Pecans are grown on a tree in a green fibery, husk, that covers a hard shell outside, that covers another fibery inside layer that the Pecan kernel sits directly next to during development. Once the husk splits (roughly Oct.20 forward through the fall depending on variety) the Pecans are shaken out of the tree with a piece of equipment that is specifically designed to do so without damaging the tree.

The In-shell Pecans are now on the orchard floor. The Pecans are then swept into windows and harvested with specialized equipment.
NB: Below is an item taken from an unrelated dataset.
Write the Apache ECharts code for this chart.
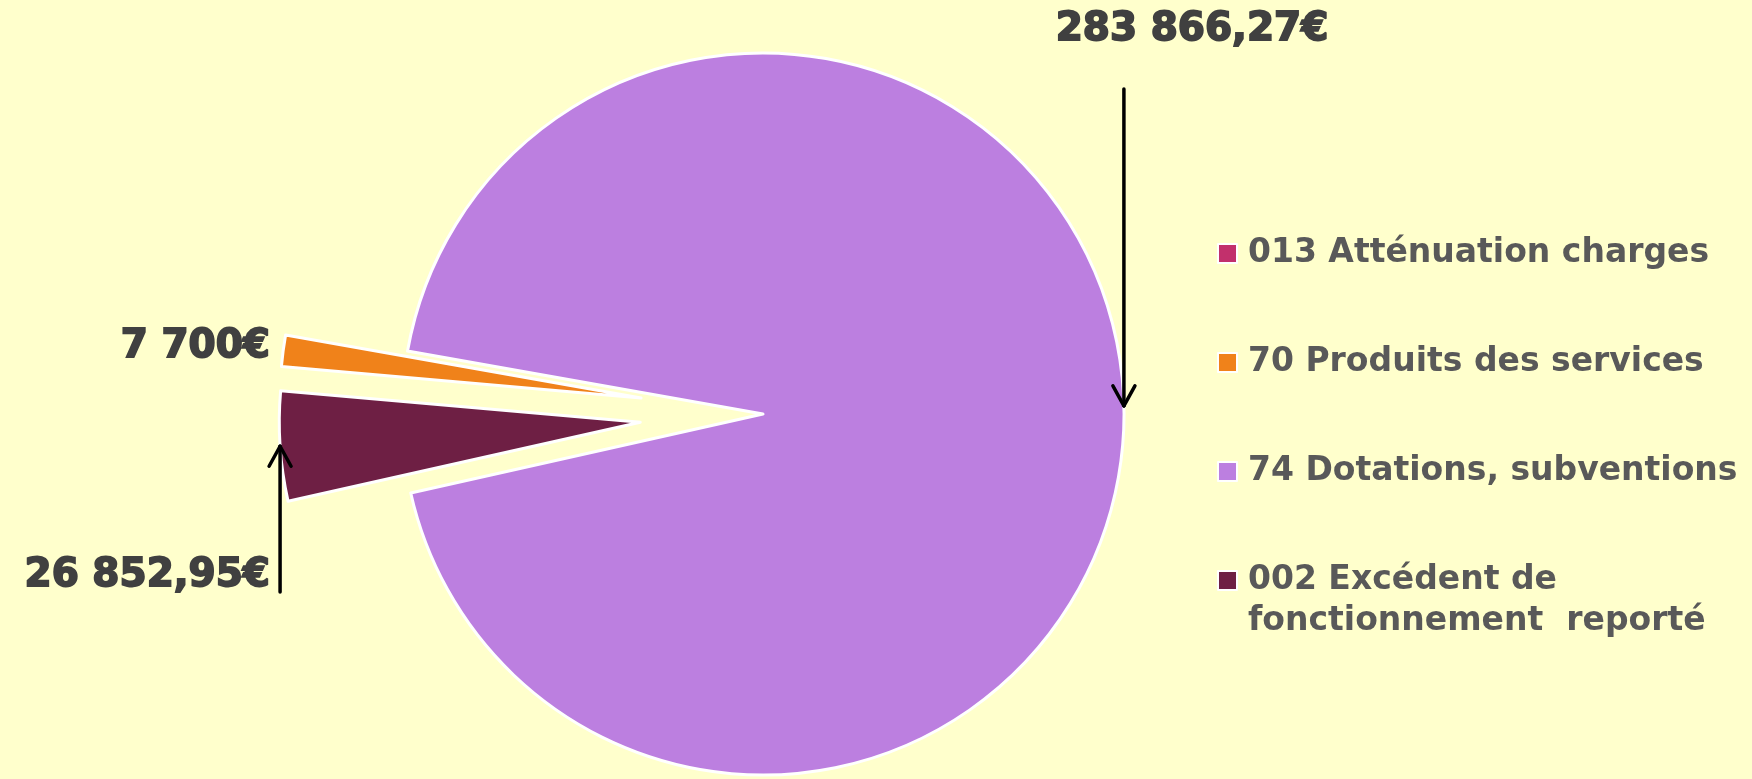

Once harvested, the Pecans are cleaned of dust, sticks and stone, etc., then frozen to be processed to order.

Once we have projections and orders, we can schedule production which requires pasteurization of the outside of the shell to eliminate any pathogen that could be present, then cracking, separation of halves/pieces along with all foreign material. After the Pecans have been totally cleaned, they either packed for the retail, ingredient, turned into butter or further processed in roasting or seasoning of some sort.

 

When is your harvest season?  When’s the best time of the year to get your pecan butter at its freshest?  Is it okay to freeze your pecan butter to extend shelf-life, or does it even matter?

Our harvest season is in full swing Oct. 20 on through the Fall through January. You can definitely freeze them. New crop Pecans are definitely here in the Fall, but we freeze the raw material in the shell ensuring freshness year round! We don’t have a bunch of finished goods sitting around waiting to be processed at frozen or ambient temps. We keep all Pecans in the shell as long as possible before orders are placed.

 

Where can I find SGPC Pecan Butter in stores?  How can I keep your butter out of the reach of small children and hungry adults?

You can find us in Birdies Market in Valdosta, GA., Native Sun in Jacksonville, FL., Cupboard Natural Foods in Denton, TX., soon in Farmview Market Eatonton, GA. and on Amazon Prime.

Out of reach??? How about, to reach?